Ci viene mostrato un modello di donna complessa, intelligente e forte, pronta a sovvertire le dinamiche di una società che la vorrebbe diversa. Tante sono le sfide che deve affrontare quotidianamente una donna, a livello lavorativo, nell’espressione della sua femminilità, nell’ambito della sessualità e in ogni situazione in cui ci sia un confronto con l’altro sesso. La donna comincia ad essere rappresentata in modi molto diversi al cinema, attraverso sempre più frequenti storie di maternità, o rappresentazioni di donne crudeli, femminilità negate, madri eroiche, che cercando di sopravvivere in un mondo anestetizzato all’essere uomo, spesso con l’obbligo di comportarsi come loro, dando spazio ad un annientamento del proprio carattere o modo di essere in virtù di un sacrificio più alto.
Il culmine della voglia di rivalsa femminile nel cinema arriva con la figura della donna guerriera, come osserviamo con Beatrix Kiddo di Uma Thurman in Kill Bill, ma anche in Margaret Fitzgerald di Million Dollar Baby o in Katniss di Hunger Games.
In conclusione, dopo alcune considerazioni, una cosa si può dire, ovvero che il tempo e l’epoca storica è riuscita sempre a determinare in modo particolare la concezione e la percezione del ruolo femminile nell’arte e soprattutto nel cinema.
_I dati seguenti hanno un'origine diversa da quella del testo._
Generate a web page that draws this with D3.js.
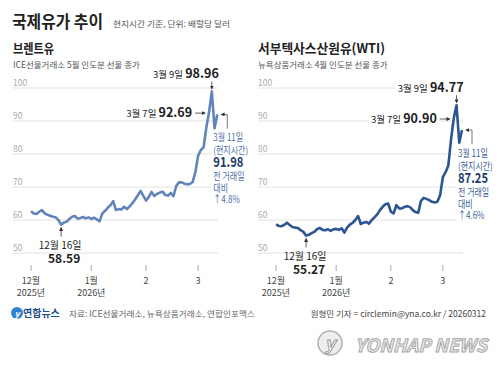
<!DOCTYPE html>
<html>
<head>
<meta charset="utf-8">
<script src="https://cdn.jsdelivr.net/npm/d3@7"></script>
<style>
  body { margin: 0; background: #fff; }
  svg { display: block; }
  text { font-family: 'Noto Sans CJK KR', 'Noto Sans', sans-serif; }
</style>
</head>
<body>
<div id="chart"></div>
<script>
// trading days, Dec 2025 - Mar 11 2026
const tradingDays = [
  "2025-12-01","2025-12-02","2025-12-03","2025-12-04","2025-12-05",
  "2025-12-08","2025-12-09","2025-12-10","2025-12-11","2025-12-12",
  "2025-12-15","2025-12-16","2025-12-17","2025-12-18","2025-12-19",
  "2025-12-22","2025-12-23","2025-12-24","2025-12-26",
  "2025-12-29","2025-12-30","2025-12-31",
  "2026-01-02","2026-01-05","2026-01-06","2026-01-07","2026-01-08","2026-01-09",
  "2026-01-12","2026-01-13","2026-01-14","2026-01-15","2026-01-16",
  "2026-01-20","2026-01-21","2026-01-22","2026-01-23",
  "2026-01-26","2026-01-27","2026-01-28","2026-01-29","2026-01-30",
  "2026-02-02","2026-02-03","2026-02-04","2026-02-05","2026-02-06",
  "2026-02-09","2026-02-10","2026-02-11","2026-02-12","2026-02-13",
  "2026-02-17","2026-02-18","2026-02-19","2026-02-20",
  "2026-02-23","2026-02-24","2026-02-25","2026-02-26","2026-02-27",
  "2026-03-02","2026-03-03","2026-03-04","2026-03-05","2026-03-06",
  "2026-03-09","2026-03-10","2026-03-11"
];

const brent = [
  62.6, 62.0, 61.8, 62.5, 63.0, 62.0, 61.6, 61.3, 61.0, 60.8,
  60.0, 58.59, 59.2, 59.5, 60.3, 61.0, 61.2, 60.4, 60.6, 60.9,
  60.5, 60.8, 60.3, 60.7, 60.2, 59.6, 61.9, 62.8, 63.7, 64.5,
  65.7, 63.0, 63.3, 63.2, 64.0, 63.3, 64.1, 65.1, 66.2, 67.5,
  68.8, 67.3, 65.9, 67.0, 68.5, 67.3, 67.9, 68.3, 68.6, 67.6,
  67.4, 68.2, 67.2, 70.3, 71.4, 71.4, 71.0, 70.8, 70.9, 71.5,
  74.5, 79.5, 81.2, 82.0, 88.0, 92.69, 98.96, 87.8, 91.98
];

const wti = [
  58.7, 58.2, 58.1, 58.5, 59.2, 58.5, 57.9, 57.7, 57.6, 56.9,
  56.4, 55.27, 55.5, 56.0, 56.4, 57.2, 57.6, 57.0, 56.9, 57.2,
  56.7, 57.2, 57.3, 57.0, 57.5, 56.2, 57.7, 58.6, 59.1, 60.0,
  61.2, 58.8, 59.2, 59.4, 58.9, 60.0, 60.8, 61.7, 63.0, 64.0,
  64.8, 65.0, 62.5, 62.0, 64.5, 63.5, 63.5, 64.0, 64.2, 63.9,
  63.0, 62.4, 62.2, 65.8, 66.7, 66.4, 66.0, 65.5, 65.3, 65.5,
  67.5, 73.0, 74.5, 76.5, 84.5, 90.90, 94.77, 83.4, 87.25
];

const yTicks = [50, 60, 70, 80, 90, 100];
const xTickDays = ["2025-12-01", "2026-01-02", "2026-02-02", "2026-03-02"];
const xTickLabels = [["12월", "2025년"], ["1월", "2026년"], ["2"], ["3"]];

const W = 500, H = 377;
const svg = d3.select("#chart").append("svg")
    .attr("width", W)
    .attr("height", H);

svg.append("rect").attr("width", W).attr("height", H).attr("fill", "#fff");

// arrow head marker
const defs = svg.append("defs");
defs.append("marker")
    .attr("id", "arr")
    .attr("viewBox", "0 0 6 6")
    .attr("refX", 5).attr("refY", 3)
    .attr("markerWidth", 5).attr("markerHeight", 5)
    .attr("orient", "auto")
  .append("path")
    .attr("d", "M0,0L6,3L0,6Z")
    .attr("fill", "#333");

// header
svg.append("text")
    .attr("x", 12).attr("y", 28)
    .attr("font-size", 17).attr("font-weight", 700)
    .attr("fill", "#222")
    .attr("textLength", 91).attr("lengthAdjust", "spacingAndGlyphs")
    .text("국제유가 추이");
svg.append("text")
    .attr("x", 113).attr("y", 27)
    .attr("font-size", 8.5)
    .attr("fill", "#555")
    .attr("textLength", 117).attr("lengthAdjust", "spacingAndGlyphs")
    .text("현지시간 기준, 단위: 배럴당 달러");

const y = d3.scaleLinear().domain([50, 100]).range([253, 88]);

const panels = [
  {
    name: "브렌트유", nameLen: 41, sub: "ICE선물거래소 5월 인도분 선물 종가",
    data: brent, left: 13, x0: 31, x1: 217.3, gridEnd: 218,
    color: "#6284bb", bigColor: "#1d3c6b", noteColor: "#4d6fa6"
  },
  {
    name: "서부텍사스산원유(WTI)", nameLen: 127, sub: "뉴욕상품거래소 4월 인도분 선물 종가",
    data: wti, left: 258, x0: 276, x1: 462, gridEnd: 463,
    color: "#2c5591", bigColor: "#1d3c6b", noteColor: "#3b5f97"
  }
];

panels.forEach(function(p) {
  const g = svg.append("g");
  const x = d3.scalePoint().domain(tradingDays).range([p.x0, p.x1]);
  const pts = tradingDays.map(function(d, i) { return {day: d, v: p.data[i]}; });

  g.append("text")
      .attr("x", p.left).attr("y", 53)
      .attr("font-size", 13).attr("font-weight", 700)
      .attr("fill", "#222")
      .attr("textLength", p.nameLen).attr("lengthAdjust", "spacingAndGlyphs")
      .text(p.name);
  g.append("text")
      .attr("x", p.left).attr("y", 68)
      .attr("font-size", 8.5)
      .attr("fill", "#555")
      .text(p.sub);

  // grid
  g.selectAll(".grid")
    .data(yTicks)
    .enter().append("line")
      .attr("x1", p.left).attr("x2", p.gridEnd)
      .attr("y1", function(d) { return y(d); })
      .attr("y2", function(d) { return y(d); })
      .attr("stroke", "#e2e2e2")
      .attr("stroke-width", 1);
  g.selectAll(".ylab")
    .data(yTicks)
    .enter().append("text")
      .attr("x", p.left).attr("y", function(d) { return y(d) - 2; })
      .attr("font-size", 8.5)
      .attr("fill", "#aaa")
      .text(function(d) { return d; });

  // x axis ticks
  xTickDays.forEach(function(d, i) {
    const tx = x(d);
    g.append("line")
        .attr("x1", tx).attr("x2", tx)
        .attr("y1", 265).attr("y2", 271)
        .attr("stroke", "#aaa");
    xTickLabels[i].forEach(function(t, j) {
      g.append("text")
          .attr("x", tx).attr("y", 284 + j * 12)
          .attr("text-anchor", "middle")
          .attr("font-size", 9)
          .attr("fill", "#444")
          .text(t);
    });
  });

  // line
  g.append("path")
      .datum(pts)
      .attr("fill", "none")
      .attr("stroke", p.color)
      .attr("stroke-width", 2.6)
      .attr("stroke-linejoin", "round")
      .attr("d", d3.line()
          .x(function(d) { return x(d.day); })
          .y(function(d) { return y(d.v); }));

  const notes = g.append("g");

  function label(parent, tx, ty, parts, anchor) {
    const t = parent.append("text")
        .attr("x", tx).attr("y", ty)
        .attr("text-anchor", anchor || "start");
    parts.forEach(function(pt) {
      t.append("tspan")
          .attr("font-size", pt.size)
          .attr("font-weight", pt.bold ? 700 : 400)
          .attr("fill", pt.color || "#222")
          .text(pt.text);
    });
    return t;
  }
  function backdrop(t) {
    const b = t.node().getBBox();
    notes.insert("rect", ":first-child")
        .attr("x", b.x - 2).attr("y", b.y + 2)
        .attr("width", b.width + 4).attr("height", b.height - 4)
        .attr("fill", "#fff");
  }

  const n = p.data.length;
  const iLow = d3.minIndex(p.data);
  const iMax = d3.maxIndex(p.data);
  const iPrev7 = iMax - 1;
  const last = pts[n - 1], prev = pts[n - 2];

  // low point
  const lx = x(pts[iLow].day), ly = y(pts[iLow].v);
  notes.append("line")
      .attr("x1", lx).attr("x2", lx)
      .attr("y1", ly + 12).attr("y2", ly + 3)
      .attr("stroke", "#333").attr("stroke-width", 0.8)
      .attr("marker-end", "url(#arr)");
  label(notes, lx - 1, ly + 24, [{text: "12월 16일", size: 10}], "middle");
  label(notes, lx + 3, ly + 38, [{text: d3.format(".2f")(pts[iLow].v), size: 12, bold: true}], "middle");

  // peak
  const mx = x(pts[iMax].day), my = y(pts[iMax].v);
  backdrop(label(notes, mx + 7, my - 13, [
    {text: "3월 9일 ", size: 9.5},
    {text: d3.format(".2f")(pts[iMax].v), size: 12.5, bold: true}
  ], "end"));
  notes.append("line")
      .attr("x1", mx).attr("x2", mx)
      .attr("y1", my - 10).attr("y2", my - 2.5)
      .attr("stroke", "#333").attr("stroke-width", 0.8)
      .attr("marker-end", "url(#arr)");

  // day before peak
  const px = x(pts[iPrev7].day), py = y(pts[iPrev7].v);
  backdrop(label(notes, px - 17, py + 5, [
    {text: "3월 7일 ", size: 9.5},
    {text: d3.format(".2f")(pts[iPrev7].v), size: 12.5, bold: true}
  ], "end"));
  notes.append("line")
      .attr("x1", px - 14).attr("x2", px - 4)
      .attr("y1", py + 1).attr("y2", py + 1)
      .attr("stroke", "#333").attr("stroke-width", 0.8)
      .attr("marker-end", "url(#arr)");

  // last value bracket
  const ex = x(last.day), ey = y(last.v);
  notes.append("path")
      .attr("d", "M" + (ex + 10) + "," + (ey + 14) + "V" + ey + "H" + (ex + 4))
      .attr("fill", "none")
      .attr("stroke", "#555").attr("stroke-width", 0.8)
      .attr("marker-end", "url(#arr)");
  const pct = (last.v / prev.v - 1) * 100;
  const block = [
    {text: "3월 11일", size: 10, color: p.noteColor},
    {text: "(현지시간)", size: 10, color: p.noteColor},
    {text: d3.format(".2f")(last.v), size: 14, bold: true, color: p.bigColor},
    {text: "전 거래일", size: 10, color: p.noteColor},
    {text: "대비", size: 10, color: p.noteColor},
    {text: "↑" + d3.format(".1f")(pct) + "%", size: 10, color: p.noteColor}
  ];
  const offs = [0, 12.5, 25.5, 38.5, 50.5, 62];
  // condensed block like the source typeface
  const blk = notes.append("g")
      .attr("transform", "translate(" + (ex - 4) + "," + (ey + 27) + ") scale(0.8,1)");
  block.forEach(function(b, i) {
    label(blk, 0, offs[i], [b]);
  });
  const bb = blk.node().getBBox();
  notes.insert("rect", ":first-child")
      .attr("x", ex - 6).attr("y", ey + 27 + bb.y + 2)
      .attr("width", bb.width * 0.8 + 4).attr("height", bb.height - 4)
      .attr("fill", "#fff");
});

// footer
const foot = svg.append("g");
foot.append("circle").attr("cx", 17).attr("cy", 313).attr("r", 6).attr("fill", "#2f86cf");
foot.append("text").attr("x", 17).attr("y", 316.5)
    .attr("text-anchor", "middle").attr("font-size", 9).attr("font-weight", 700)
    .attr("font-style", "italic").attr("fill", "#fff").text("y");
foot.append("text").attr("x", 23).attr("y", 317)
    .attr("font-size", 10).attr("font-weight", 700).attr("fill", "#1a4f8a")
    .text("연합뉴스");
foot.append("text").attr("x", 69).attr("y", 317)
    .attr("font-size", 8.5).attr("fill", "#666")
    .attr("textLength", 186).attr("lengthAdjust", "spacingAndGlyphs")
    .text("자료: ICE선물거래소, 뉴욕상품거래소, 연합인포맥스");
foot.append("text").attr("x", 486).attr("y", 317)
    .attr("text-anchor", "end")
    .attr("font-size", 8.5).attr("fill", "#444")
    .text("원형민 기자 = circlemin@yna.co.kr / 20260312");

// watermark
const wm = svg.append("g");
wm.append("circle").attr("cx", 330).attr("cy", 343).attr("r", 12)
    .attr("fill", "#eee").attr("stroke", "#b0b0b0").attr("stroke-width", 1.5);
wm.append("text").attr("x", 330).attr("y", 350)
    .attr("text-anchor", "middle").attr("font-size", 18).attr("font-weight", 700)
    .attr("font-style", "italic").attr("fill", "#fff").attr("stroke", "#999").attr("stroke-width", 1)
    .text("y");
wm.append("text").attr("x", 355).attr("y", 352)
    .attr("font-family", "'DejaVu Sans', sans-serif")
    .attr("font-size", 18).attr("font-weight", 700).attr("font-style", "italic")
    .attr("textLength", 132).attr("lengthAdjust", "spacingAndGlyphs")
    .attr("fill", "#ececec").attr("stroke", "#a8a8a8").attr("stroke-width", 1)
    .text("YONHAP NEWS");
</script>
</body>
</html>
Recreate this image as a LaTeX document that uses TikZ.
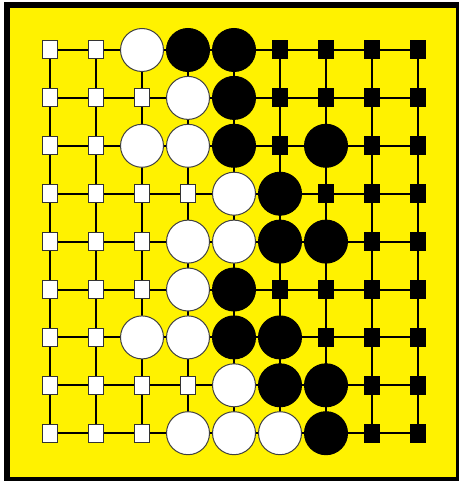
\documentclass[tikz,border=0pt]{standalone}
\usepackage{tikz}

\begin{document}
\begin{tikzpicture}[x=1pt, y=-1pt,
	every node/.style={inner sep=0pt, outer sep=0pt},
	sw/.style={circle, draw=black!75, line width=1pt, fill=white, minimum size=43pt},
	sb/.style={circle, draw=black, line width=1pt, fill=black, minimum size=43pt},
	pw/.style={rectangle, draw=black!80, line width=1pt, fill=white, minimum width=15pt, minimum height=18pt},
	pb/.style={rectangle, draw=black, line width=1pt, fill=black, minimum width=15pt, minimum height=18pt}]
	\useasboundingbox (0,0) rectangle (459,481);
	% board
	\fill[black] (4,2) rectangle (459,481);
	\fill[yellow] (10,8) rectangle (456,477);
	% grid points
	\foreach \c in {1,...,9}
		\foreach \r in {1,...,9}
			\coordinate (g-\c-\r) at ({50+46*(\c-1)},{50+47.9*(\r-1)});
	% lines
	\foreach \i in {1,...,9} {
		\draw[line width=2pt] (g-1-\i) -- (g-9-\i);
		\draw[line width=2pt] (g-\i-1) -- (g-\i-9);
	}
	% stones and territory
	\foreach \r/\row in {
		1/{pw,pw,sw,sb,sb,pb,pb,pb,pb},
		2/{pw,pw,pw,sw,sb,pb,pb,pb,pb},
		3/{pw,pw,sw,sw,sb,pb,sb,pb,pb},
		4/{pw,pw,pw,pw,sw,sb,pb,pb,pb},
		5/{pw,pw,pw,sw,sw,sb,sb,pb,pb},
		6/{pw,pw,pw,sw,sb,pb,pb,pb,pb},
		7/{pw,pw,sw,sw,sb,sb,pb,pb,pb},
		8/{pw,pw,pw,pw,sw,sb,sb,pb,pb},
		9/{pw,pw,pw,sw,sw,sw,sb,pb,pb}}
		\foreach \t [count=\c] in \row
			\node[\t] (n-\c-\r) at (g-\c-\r) {};
\end{tikzpicture}
\end{document}
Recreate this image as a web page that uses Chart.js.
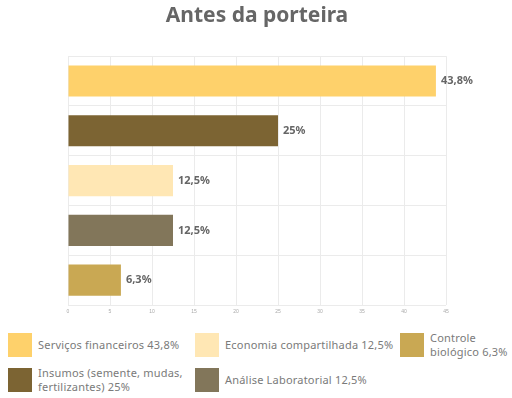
<!DOCTYPE html>
<html>
<head>
<meta charset="utf-8">
<script src="https://cdn.jsdelivr.net/npm/chart.js@4.4.0/dist/chart.umd.min.js"></script>
<style>
  body { margin: 0; background: #fff; font-family: "Noto Sans", sans-serif; }
  #wrap { width: 512px; height: 319px; position: relative; }
  #legend {
    display: grid;
    grid-template-columns: 187px 205px 112px;
    grid-template-rows: 35px 35px;
    grid-auto-flow: column;
    padding-left: 8px;
    margin-top: 8px;
  }
  .item { display: flex; align-items: center; }
  .sw { width: 24px; height: 24px; flex: none; margin-right: 6px; }
  .txt { font-size: 11px; letter-spacing: 0.2px; color: #7a7a7a; line-height: 14px; }
</style>
</head>
<body>
<div id="wrap"><canvas id="chart"></canvas></div>
<div id="legend"></div>
<script>
const categories = ["Serviços financeiros", "Insumos (semente, mudas, fertilizantes)", "Economia compartilhada", "Análise Laboratorial", "Controle biológico"];
const values = [43.8, 25, 12.5, 12.5, 6.3];
const colors = ["#FED16B", "#7C6433", "#FFE7B4", "#82765A", "#C9A853"];
const xTicks = [0, 5, 10, 15, 20, 25, 30, 35, 40, 45];
// legend order as shown in the picture
const legendOrder = [0, 1, 2, 3, 4];

const fmt = v => String(v).replace(".", ",") + "%";

//draw the value next to each bar
const valueLabels = {
  id: "valueLabels",
  afterDatasetsDraw(chart) {
    const ctx = chart.ctx;
    const meta = chart.getDatasetMeta(0);
    ctx.save();
    ctx.font = "bold 11px 'Noto Sans', sans-serif";
    ctx.fillStyle = "#666";
    ctx.textBaseline = "middle";
    meta.data.forEach((bar, i) => {
      ctx.fillText(fmt(values[i]), bar.x + 5, bar.y);
    });
    ctx.restore();
  }
};

const ctx = document.getElementById("chart").getContext("2d");
new Chart(ctx, {
  type: "bar",
  data: {
    labels: categories,
    datasets: [{
      data: values,
      backgroundColor: colors,
      barPercentage: 0.78,
      categoryPercentage: 0.8
    }]
  },
  options: {
    indexAxis: "y",
    responsive: true,
    maintainAspectRatio: false,
    animation: false,
    layout: { padding: { left: 68, right: 66, top: 0, bottom: 0 } },
    scales: {
      x: {
        min: 0,
        max: 45,
        afterBuildTicks: axis => { axis.ticks = xTicks.map(v => ({ value: v })); },
        grid: { color: "#ebebeb", drawTicks: false },
        border: { display: false },
        ticks: { color: "#aaa", font: { size: 5 }, padding: 4 }
      },
      y: {
        grid: { color: "#ebebeb", drawTicks: false },
        border: { display: false },
        ticks: { display: false }
      }
    },
    plugins: {
      legend: { display: false },
      tooltip: { enabled: false },
      title: {
        display: true,
        text: "Antes da porteira",
        color: "#666",
        font: { size: 21, weight: "bold", family: "'Noto Sans', sans-serif" },
        padding: { top: 3, bottom: 28 }
      }
    }
  },
  plugins: [valueLabels]
});

//build legend
const legend = document.getElementById("legend");
legendOrder.forEach(i => {
  let item = document.createElement("div");
  item.classList.add("item");
  item.innerHTML = `<div class="sw" style="background:${colors[i]}"></div><div class="txt">${categories[i]} ${fmt(values[i])}</div>`;
  legend.appendChild(item);
});
</script>
</body>
</html>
Il ruolo della donna e la donna in termini assoluti sono figure in continua evoluzione, il cui cambiamento è conferito sia dalle spettatrici e dagli spettatori, ma anche dalle produzioni e dalle registe, che con il loro occhio libero e anticonformista possono spingere un’intera società a mettersi in discussione, attraverso i ruoli interpretati dalle donne, che sono il termometro di una società che ne misura la temperatura sociale, simbolo dell’emancipazione di un paese e del benessere di uno stato, i cui ruoli e la cui libertà devono essere ogni giorno intensificate e insegnate. Si è arrivati finalmente a coinvolgere la donna anche nel mondo politico, ma come la chiamiamo presidente o presidentessa? Questo è il dilemma che solo ora ci siamo interessati a chiederci.
NICOLE KRAKAMP - 5^A LES
Le discriminazioni esistono e possiamo notarle anche nella lingua che parliamo attraverso il nostro lessico esprimiamo ciò che pensiamo. Spesso la parola può creare cose belle, ma anche distruggere. Parole che apparentemente sono innocue possono in alcuni casi creare molti problemi. Il linguaggio è lo specchio della nostra società. Se analizziamo il dizionario ci rendiamo conto che spesso notiamo alcune definizioni che rilevano una differenza di genere. Secondo me per esempio spesso la donna viene discriminata nei termini che si associano ad essa. Alla donna vengono a volte associati termini, aggettivi che sono discriminatori rispetto all’uomo. Questo fa parte anche della nostra mentalità.Adesso secondo me si sta molto più attenti a non creare questa disparità. Mi vengono in mente delle parole che indicano delle professioni che spesso vengono usate al maschile esempio avvocato e avvocatessa. Comunque dobbiamo prendere coscienza del ruolo della lingua italiana e degli aspetti negativi che possono venire fuori e correggere gli errori che abbiamo fatto fino adesso.